Voir Dire Examination
The defendant perfected three assignments during the voir dire examination of prospective jurors.
Assignment 5 presents perhaps the only seriously arguable issue raised by this appeal. The trial court overruled the defendant's challenge for cause as to prospective juror Smith. The basic objection to the juror's serving was that he had stated that, with regard to an accused's failure to take the stand in his defense not raising any presumption of guilt, "as far as honestly putting something like that totally out of my mind, I don't know if I'm capable, if I can accept it."
The complete voir dire examination of the juror otherwise indicated him to be a competent and impartial and intelligent venireman. Following the juror's frank admission that he found it difficult to put an accused's failure to testify "totally out of my mind," the court further interrogated him. The juror then stated that, whether or not he could put the circumstance out of his mind, he could accept and comply with the instruction that no presumption of guilt would arise against a defendant because he failed to testify in his defense.
In the per curiam explaining why he refused to sustain the challenge for cause, the trial judge stated: "I was of the opinion that this prospective juror was simply and commendably attempting to reply to the questions asked as honestly as he knew how.

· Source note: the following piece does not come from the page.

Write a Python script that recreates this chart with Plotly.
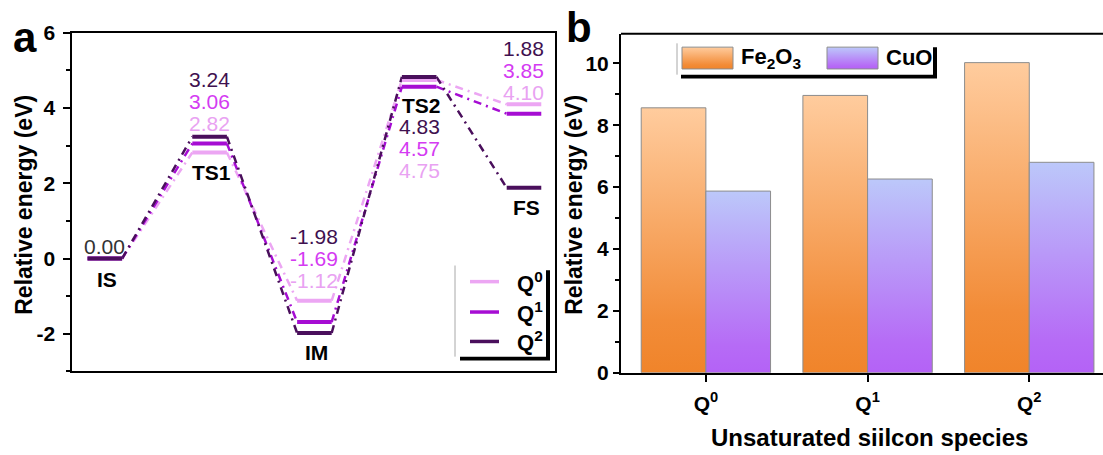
import plotly.graph_objects as go

# ---------------- data ----------------
states = ["IS", "TS1", "IM", "TS2", "FS"]
series_labels = ["Q<sup>0</sup>", "Q<sup>1</sup>", "Q<sup>2</sup>"]
energy_q0 = [0.00, 2.82, -1.12, 4.75, 4.10]
energy_q1 = [0.00, 3.06, -1.69, 4.57, 3.85]
energy_q2 = [0.00, 3.24, -1.98, 4.83, 1.88]

species = ["Q<sup>0</sup>", "Q<sup>1</sup>", "Q<sup>2</sup>"]
fe2o3_energy = [8.56, 8.96, 10.02]
cuo_energy = [5.87, 6.26, 6.80]

energy_ticks_a = [-2, 0, 2, 4, 6]
energy_ticks_b = [0, 2, 4, 6, 8, 10]

# ---------------- styles ----------------
FONT = "Arial, 'Liberation Sans', sans-serif"
line_cols = ["#ECA6F3", "#A60DD3", "#4A0F5C"]
text_cols = ["#E9A2F2", "#D43BF2", "#3F1150"]
fe_scale = [[0, "#F0842A"], [0.2, "#F28C38"], [1, "#FFCC9E"]]
cu_scale = [[0, "#B462F6"], [0.15, "#B66BF6"], [1, "#BCC8FA"]]
HALF = 0.165          # half width of an energy level
DASH = "8px,5px,2px,5px"
BAR_W = 0.4

fig = go.Figure()

# ---------------- panel a: energy profile ----------------
series = [energy_q0, energy_q1, energy_q2]
xs = list(range(1, len(states) + 1))
for vals, lc in zip(series, line_cols):
    cx, cy = [], []
    for i in range(len(vals) - 1):
        cx += [xs[i] + HALF, xs[i + 1] - HALF, None]
        cy += [vals[i], vals[i + 1], None]
    fig.add_trace(go.Scatter(x=cx, y=cy, mode="lines", xaxis="x", yaxis="y",
                             line=dict(color=lc, width=2.5, dash=DASH),
                             showlegend=False, hoverinfo="skip"))
for vals, lc in zip(series, line_cols):
    lx, ly = [], []
    for x, v in zip(xs, vals):
        lx += [x - HALF, x + HALF, None]
        ly += [v, v, None]
    fig.add_trace(go.Scatter(x=lx, y=ly, mode="lines", xaxis="x", yaxis="y",
                             line=dict(color=lc, width=4),
                             showlegend=False, hoverinfo="skip"))

annotations = []
# value labels, stacked Q2 / Q1 / Q0 from top
label_top = {"TS1": 4.76, "IM": 0.58, "TS2": 3.50, "FS": 5.58}
STEP = 0.58
for s, top in label_top.items():
    k = states.index(s)
    for row, idx in enumerate([2, 1, 0]):
        annotations.append(dict(
            x=xs[k], y=top - row * STEP, xref="x", yref="y",
            text=f"{series[idx][k]:.2f}", showarrow=False,
            font=dict(family=FONT, size=21, color=text_cols[idx])))
annotations.append(dict(x=xs[0], y=0.31, xref="x", yref="y",
                        text=f"{energy_q2[0]:.2f}", showarrow=False,
                        font=dict(family=FONT, size=21, color="#333333")))
# state names
name_y = {"IS": -0.56, "TS1": 2.30, "IM": -2.50, "TS2": 4.08, "FS": 1.36}
for s, y in name_y.items():
    annotations.append(dict(x=xs[states.index(s)] + 0.02, y=y, xref="x", yref="y",
                            text=f"<b>{s}</b>", showarrow=False,
                            font=dict(family=FONT, size=21, color="black")))

# ---------------- panel b: bars with vertical gradient ----------------
for vals, scale in [(fe2o3_energy, fe_scale), (cuo_energy, cu_scale)]:
    offset = -BAR_W if scale is fe_scale else 0.0
    for c, v in enumerate(vals):
        x0 = c + offset
        fig.add_trace(go.Scatter(
            x=[x0, x0, x0 + BAR_W, x0 + BAR_W, x0], y=[0, v, v, 0, 0],
            mode="lines", fill="toself", xaxis="x2", yaxis="y2",
            fillgradient=dict(type="vertical", colorscale=scale),
            line=dict(color="#8C8C8C", width=1),
            showlegend=False, hoverinfo="skip"))

# ---------------- legends on a pixel canvas (x3/y3) ----------------
def rect(x0, y0, x1, y1, fill, line_color=None, line_width=0):
    fig.add_trace(go.Scatter(
        x=[x0, x1, x1, x0, x0], y=[y0, y0, y1, y1, y0], mode="lines",
        fill="toself", fillcolor=fill, xaxis="x3", yaxis="y3",
        line=dict(color=line_color or fill, width=line_width),
        showlegend=False, hoverinfo="skip"))

def edge(x0, y0, x1, y1, color, width):
    fig.add_trace(go.Scatter(x=[x0, x1], y=[y0, y1], mode="lines",
                             xaxis="x3", yaxis="y3",
                             line=dict(color=color, width=width),
                             showlegend=False, hoverinfo="skip"))

# legend of panel a
rect(460, 272, 550, 367, "black")
rect(455, 267, 546, 363, "white")
edge(455, 267, 455, 363, "#A8A8A8", 1)
for j, (yy, lc) in enumerate(zip([284, 316, 347], line_cols)):
    edge(470, yy, 499, yy, lc, 3.5)
    annotations.append(dict(x=515, y=yy, xref="x3", yref="y3", xanchor="left",
                            text=f"<b>{series_labels[j]}</b>", showarrow=False,
                            font=dict(family=FONT, size=22, color="black")))

# legend of panel b
rect(681, 37, 937, 70, "black")
rect(677, 33, 933, 66, "white")
edge(677, 33, 677, 66, "#A8A8A8", 1)
for (x0, scale, name) in [(682, fe_scale, "Fe<sub>2</sub>O<sub>3</sub>"),
                          (827, cu_scale, "CuO")]:
    fig.add_trace(go.Scatter(
        x=[x0, x0, x0 + 51, x0 + 51, x0], y=[60, 37, 37, 60, 60],
        mode="lines", fill="toself", xaxis="x3", yaxis="y3",
        fillgradient=dict(type="vertical", colorscale=scale),
        line=dict(color="#8C8C8C", width=1),
        showlegend=False, hoverinfo="skip"))
    annotations.append(dict(x=x0 + 57, y=48, xref="x3", yref="y3", xanchor="left",
                            text=f"<b>{name}</b>", showarrow=False,
                            font=dict(family=FONT, size=22, color="black")))

# axis titles and panel letters
title_font = dict(family=FONT, size=23, color="black")
annotations += [
    dict(x=24, y=203, xref="x3", yref="y3", text="<b>Relative energy (eV)</b>",
         textangle=-90, showarrow=False, font=title_font),
    dict(x=574, y=203, xref="x3", yref="y3", text="<b>Relative energy (eV)</b>",
         textangle=-90, showarrow=False, font=title_font),
    dict(x=869, y=448, xref="x3", yref="y3", text="<b>Unsaturated siilcon species</b>",
         showarrow=False, font=dict(family=FONT, size=24, color="black")),
    dict(x=25, y=27, xref="x3", yref="y3", text="<b>a</b>", showarrow=False,
         font=dict(family=FONT, size=42, color="black")),
    dict(x=579, y=16, xref="x3", yref="y3", text="<b>b</b>", showarrow=False,
         font=dict(family=FONT, size=42, color="black")),
]

tick_font = dict(family=FONT, size=21, color="black", weight="bold")
fig.update_layout(
    width=1103, height=455, margin=dict(l=0, r=0, t=0, b=0),
    paper_bgcolor="white", plot_bgcolor="rgba(0,0,0,0)",
    showlegend=False, annotations=annotations,
    xaxis=dict(domain=[71.5 / 1103, 555 / 1103], range=[0.682, 5.296],
               showline=True, mirror=True, linecolor="black", linewidth=2,
               ticks="", showticklabels=False, showgrid=False, zeroline=False),
    yaxis=dict(domain=[(455 - 378.5) / 455, (455 - 22) / 455], range=[-3, 6],
               showline=True, mirror=True, linecolor="black", linewidth=2,
               ticks="outside", ticklen=7, tickwidth=2, tickcolor="black",
               tickvals=energy_ticks_a,
               ticktext=[str(t) for t in energy_ticks_a],
               tickfont=tick_font, ticklabelstandoff=3,
               minor=dict(ticks="outside", ticklen=4, tickwidth=1.5, dtick=1,
                          tick0=1, tickcolor="black"),
               showgrid=False, zeroline=False),
    xaxis2=dict(domain=[621 / 1103, 1.0], range=[-0.525, 2.456],
                tickvals=[0, 1, 2], ticktext=[f"<b>{s}</b>" for s in species],
                showline=True, linecolor="black", linewidth=2,
                ticks="outside", ticklen=7, tickwidth=2, tickcolor="black",
                tickfont=tick_font, ticklabelstandoff=4,
                showgrid=False, zeroline=False),
    yaxis2=dict(domain=[(455 - 380) / 455, (455 - 23) / 455], range=[0, 10.95],
                anchor="x2", showline=True, linecolor="black", linewidth=2,
                ticks="outside", ticklen=6, tickwidth=2, tickcolor="black",
                tickvals=energy_ticks_b,
                ticktext=[str(t) for t in energy_ticks_b],
                tickfont=tick_font, ticklabelstandoff=0,
                minor=dict(ticks="outside", ticklen=4, tickwidth=1.5, dtick=1,
                           tick0=1, tickcolor="black"),
                showgrid=False, zeroline=False),
    xaxis3=dict(domain=[0, 1], range=[0, 1103], visible=False, fixedrange=True,
                anchor="y3"),
    yaxis3=dict(domain=[0, 1], range=[455, 0], visible=False, fixedrange=True,
                anchor="x3"),
    shapes=[dict(type="line", xref="x2 domain", yref="y2 domain",
                 x0=0, x1=1, y0=1, y1=1, line=dict(color="black", width=2))],
)
fig.layout.xaxis2.anchor = "y2"

fig.write_html("out.html")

Because of his demeanor and the sincere manner in which he responded to the questions, I had no doubt that he would accept my instructions relative to the applicable law." (Actually, at the trial the defendant did take the stand and testify in his own defense.)

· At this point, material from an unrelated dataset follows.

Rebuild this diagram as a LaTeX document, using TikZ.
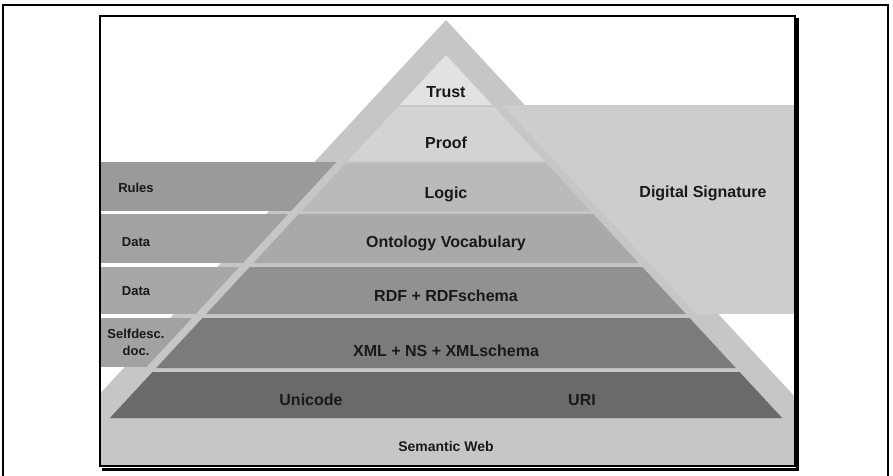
\documentclass[tikz,border=0pt]{standalone}
\usepackage{fontspec}
\setmainfont{Liberation Sans}
\usetikzlibrary{positioning, calc}
\definecolor{pyrbase}{HTML}{C6C6C6}
\definecolor{sidebox}{HTML}{A2A2A2}
\definecolor{rulesbox}{HTML}{9A9A9A}
\definecolor{sigbox}{HTML}{CDCDCD}
\tikzstyle{layertext} = [font=\fontsize{16}{19}\selectfont\bfseries, text=black!90, inner sep=0pt]
\tikzstyle{sidetext} = [font=\fontsize{13}{17}\selectfont\bfseries, text=black!90, align=center, inner sep=0pt]
\tikzstyle{frame} = [draw=black, line width=1.5pt]

\begin{document}
\begin{tikzpicture}[x=1pt, y=-1pt]
	\useasboundingbox (0,0) rectangle (893,475);
	\begin{scope}
		\clip (100,16) rectangle (795,466);
		% outer pyramid
		\fill[pyrbase] (446,20) -- (872,480) -- (20,480) -- cycle;
		% side boxes
		\fill[rulesbox] (100,162) rectangle (446,211);
		\fill[sidebox] (100,214) rectangle (446,263);
		\fill[sidebox!95!white] (100,267) rectangle (446,314);
		\fill[sidebox] (100,318) rectangle (446,367);
		\fill[sigbox] (446,105) rectangle (795,314);
		% strip round the layers
		\fill[pyrbase] (446,44) -- (850,480) -- (42,480) -- cycle;
		% layers
		\foreach \t/\b/\c in {55/105/E2E2E2, 107/161/D3D3D3, 163/211/BABABA, 214/263/A9A9A9,
			267/314/919191, 318/368/7B7B7B, 372/418/6A6A6A}{
			\definecolor{layerfill}{HTML}{\c}
			\fill[layerfill] ({446-0.926*(\t-55)},\t) -- ({446+0.926*(\t-55)},\t)
				-- ({446+0.926*(\b-55)},\b) -- ({446-0.926*(\b-55)},\b) -- cycle;
		}
	\end{scope}
	
	% nodes
	\node (trust) [layertext] at (446,92) {Trust};
	\node (proof) [layertext] at (446,143) {Proof};
	\node (logic) [layertext] at (446,194) {Logic};
	\node (onto) [layertext] at (446,243) {Ontology Vocabulary};
	\node (rdf) [layertext] at (446,296) {RDF + RDFschema};
	\node (xml) [layertext] at (446,351) {XML + NS + XMLschema};
	\node (unicode) [layertext] at (311,400) {Unicode};
	\node (uri) [layertext] at (582,400) {URI};
	\node (digsig) [layertext] at (703,193) {Digital Signature};
	\node (semweb) [sidetext, font=\fontsize{14}{17}\selectfont\bfseries] at (446,446) {Semantic Web};
	\node (rules) [sidetext] at (136,188) {Rules};
	\node (data-ontology) [sidetext] at (136,242) {Data};
	\node (data-rdf) [sidetext] at (136,291) {Data};
	\node (selfdesc) [sidetext] at (136,342) {Selfdesc.\\doc.};
	
	% frames
	\draw[line width=1.5pt] (3,476) -- (3,5) -- (888,5) -- (888,476);
	\draw[line width=3pt] (797,18) -- (797,469) -- (102,469);
	\draw[frame] (100,16) rectangle (795,466);
\end{tikzpicture}
\end{document}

Under all of the circumstances shown, we are unable to say that the trial court abused its broad discretion in ruling on challenges for cause. We are unable to hold that, accepting the juror's earlier voicing of a position possibly prejudicial to the defendant, the trial court erred in nevertheless deeming the witness impartial and qualified when, upon the court's further inquiry, the juror unequivocally demonstrated a willingness to decide the case on the evidence presented in accordance with the instructions as to law given the jury by the trial judge. State v. Governor, 331 So.2d 443 (La.1976); State v. Niz, 327 So.2d 301, 326 (La.1975); State v. Johnson, 324 So.2d 349 (La.1975).

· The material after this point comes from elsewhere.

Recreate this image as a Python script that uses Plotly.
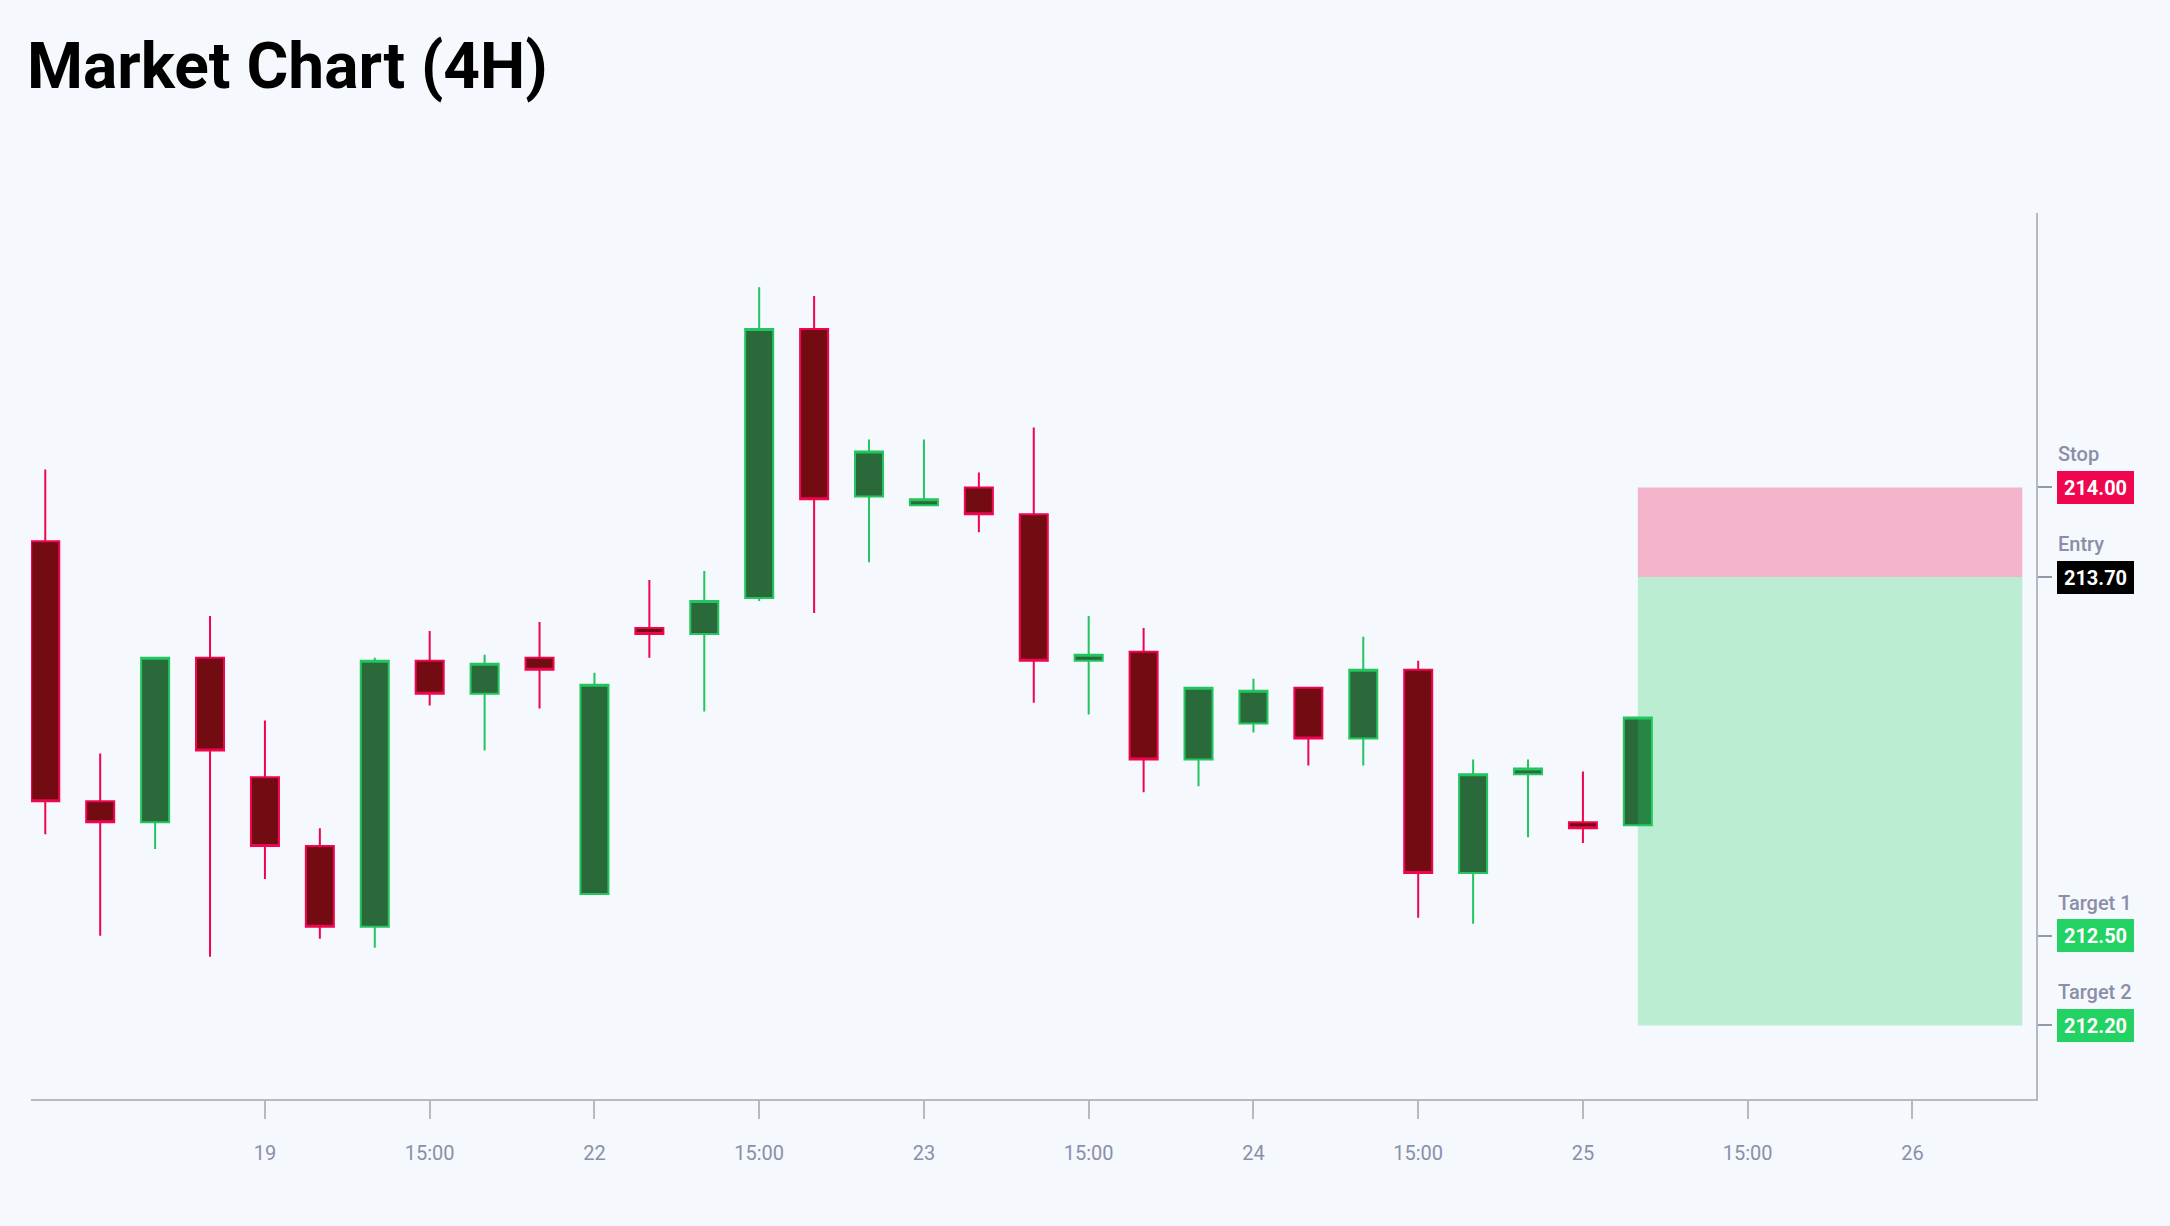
import plotly.graph_objects as go

# ---------------- data ----------------
candle_times = [
    "18 11:00", "18 15:00", "18 19:00", "18 23:00",
    "19 03:00", "19 07:00", "19 11:00", "19 15:00", "19 19:00", "19 23:00",
    "22 03:00", "22 07:00", "22 11:00", "22 15:00", "22 19:00", "22 23:00",
    "23 03:00", "23 07:00", "23 11:00", "23 15:00", "23 19:00", "23 23:00",
    "24 03:00", "24 07:00", "24 11:00", "24 15:00", "24 19:00", "24 23:00",
    "25 03:00", "25 07:00",
]
open_ = [213.82, 212.95, 212.88, 213.43, 213.03, 212.80, 212.53, 213.42, 213.31, 213.43,
         212.64, 213.53, 213.51, 213.63, 214.53, 213.97, 213.94, 214.00, 213.91, 213.42,
         213.45, 213.09, 213.21, 213.33, 213.16, 213.39, 212.71, 213.04, 212.88, 212.87]
high = [214.06, 213.11, 213.43, 213.57, 213.22, 212.86, 213.43, 213.52, 213.44, 213.55,
        213.38, 213.69, 213.72, 214.67, 214.64, 214.16, 214.16, 214.05, 214.20, 213.57,
        213.53, 213.33, 213.36, 213.33, 213.50, 213.42, 213.09, 213.09, 213.05, 213.23]
low = [212.84, 212.50, 212.79, 212.43, 212.69, 212.49, 212.46, 213.27, 213.12, 213.26,
       212.64, 213.43, 213.25, 213.62, 213.58, 213.75, 213.94, 213.85, 213.28, 213.24,
       212.98, 213.00, 213.18, 213.07, 213.07, 212.56, 212.54, 212.83, 212.81, 212.87]
close = [212.95, 212.88, 213.43, 213.12, 212.80, 212.53, 213.42, 213.31, 213.41, 213.39,
         213.34, 213.51, 213.62, 214.53, 213.96, 214.12, 213.96, 213.91, 213.42, 213.44,
         213.09, 213.33, 213.32, 213.16, 213.39, 212.71, 213.04, 213.06, 212.86, 213.23]

tick_positions = [4, 7, 10, 13, 16, 19, 22, 25, 28, 31, 34]
tick_labels = ["19", "15:00", "22", "15:00", "23", "15:00", "24", "15:00", "25", "15:00", "26"]

# trade setup
position_start = 29
position_end = 36
stop_price = 214.00
entry_price = 213.70
target_prices = [212.50, 212.20]
level_names = ["Stop", "Entry", "Target 1", "Target 2"]
level_prices = [stop_price, entry_price] + target_prices

# ---------------- style ----------------
BG = "#f5f8fc"
UP_LINE = "#22c55e"
UP_FILL = "#2a6a3a"
DN_LINE = "#f0054f"
DN_FILL = "#730b13"
TAG_RED = "#f0054f"
TAG_BLACK = "#000000"
TAG_GREEN = "#22d263"
LABEL_GRAY = "#8a8fa8"
AXIS_GRAY = "#b6b9c0"
FONT = "Roboto"

x_idx = list(range(len(candle_times)))

fig = go.Figure()
fig.add_trace(go.Candlestick(
    x=x_idx, open=open_, high=high, low=low, close=close,
    text=candle_times, hoverinfo="text+y",
    increasing=dict(line=dict(color=UP_LINE, width=2), fillcolor=UP_FILL),
    decreasing=dict(line=dict(color=DN_LINE, width=2), fillcolor=DN_FILL),
    whiskerwidth=0,
    showlegend=False,
))

# risk / reward boxes
fig.add_shape(type="rect", xref="x", yref="y",
              x0=position_start, x1=position_end, y0=entry_price, y1=stop_price,
              fillcolor="rgba(240,5,79,0.28)", line=dict(width=0), layer="above")
fig.add_shape(type="rect", xref="x", yref="y",
              x0=position_start, x1=position_end, y0=min(target_prices), y1=entry_price,
              fillcolor="rgba(34,210,99,0.28)", line=dict(width=0), layer="above")

tag_colors = [TAG_RED, TAG_BLACK, TAG_GREEN, TAG_GREEN]
annotations = []
for name, price, col in zip(level_names, level_prices, tag_colors):
    annotations.append(dict(
        xref="paper", yref="y", x=1, y=price, xanchor="left", yanchor="middle",
        xshift=21, text=f"<b>{price:.2f}</b>", showarrow=False,
        bgcolor=col, width=77, height=33, borderpad=0, borderwidth=0,
        align="center", valign="middle",
        font=dict(family=FONT, size=20, color="white"),
    ))
    annotations.append(dict(
        xref="paper", yref="y", x=1, y=price, xanchor="left", yanchor="middle",
        xshift=20, yshift=33, text=name, showarrow=False,
        font=dict(family=FONT, size=20, color=LABEL_GRAY, weight=500),
    ))

fig.update_layout(
    width=2170, height=1226,
    paper_bgcolor=BG, plot_bgcolor=BG,
    margin=dict(l=31, r=134, t=213, b=127),
    font=dict(family=FONT, color=LABEL_GRAY),
    title=dict(text="<b>Market Chart (4H)</b>", xref="container", yref="container",
               x=27 / 2170, xanchor="left", y=1 - 66 / 1226, yanchor="middle",
               font=dict(family=FONT, size=64, color="#000000")),
    xaxis=dict(range=[-0.26, 36.25], showgrid=False, zeroline=False,
               rangeslider=dict(visible=False),
               tickmode="array", tickvals=tick_positions, ticktext=tick_labels,
               ticks="outside", ticklen=18, tickwidth=1.5, tickcolor=AXIS_GRAY,
               ticklabelstandoff=17,
               showline=True, linecolor=AXIS_GRAY, linewidth=2,
               tickfont=dict(family=FONT, size=20, color=LABEL_GRAY)),
    yaxis=dict(range=[211.954, 214.918], side="right", showgrid=False, zeroline=False,
               tickmode="array", tickvals=level_prices, showticklabels=False,
               ticks="outside", ticklen=14, tickwidth=2, tickcolor="#9498ab",
               showline=True, linecolor=AXIS_GRAY, linewidth=2),
    annotations=annotations,
    boxgap=0.49,
    boxgroupgap=0,
)

fig.write_html("out.html", config={"displayModeBar": False},
               post_script="document.body.style.margin='0';")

The same principles apply in our rejection of Assignment 6. It was taken to the refusal of the court to sustain the defendant's challenge for cause as to prospective juror Hammon. An isolated response by him which indicated a prejudicial attitude was convincingly shown, upon subsequent examination by the court, to have resulted from a misunderstanding of a question.
Assignment 7 is likewise without merit. The trial court properly sustained a state objection to a defense question attempting to obtain a pre-judgment by the prospective juror as to what his verdict would be on facts hypothesized by the question. State v. Clark, 325 So.2d 802, 806-07 (La.1976).
Impeaching the Jury Verdict
The motion for a new trial contained allegations that the jury verdict was tainted *502 by improper influences: The accused contends that the trial jurors were exposed to papers on the prosecutor's table which reflected an earlier conviction of the defendant for the same offense (later set aside), and also that one of the jurors was the coworker at a lumber company with a state witness.
The eight jurors subpoenaed denied any knowledge of these allegedly prejudicial circumstances at a hearing on the motion for a new trial. The trial judge properly denied the new trial sought on these grounds. (Assignment 13.)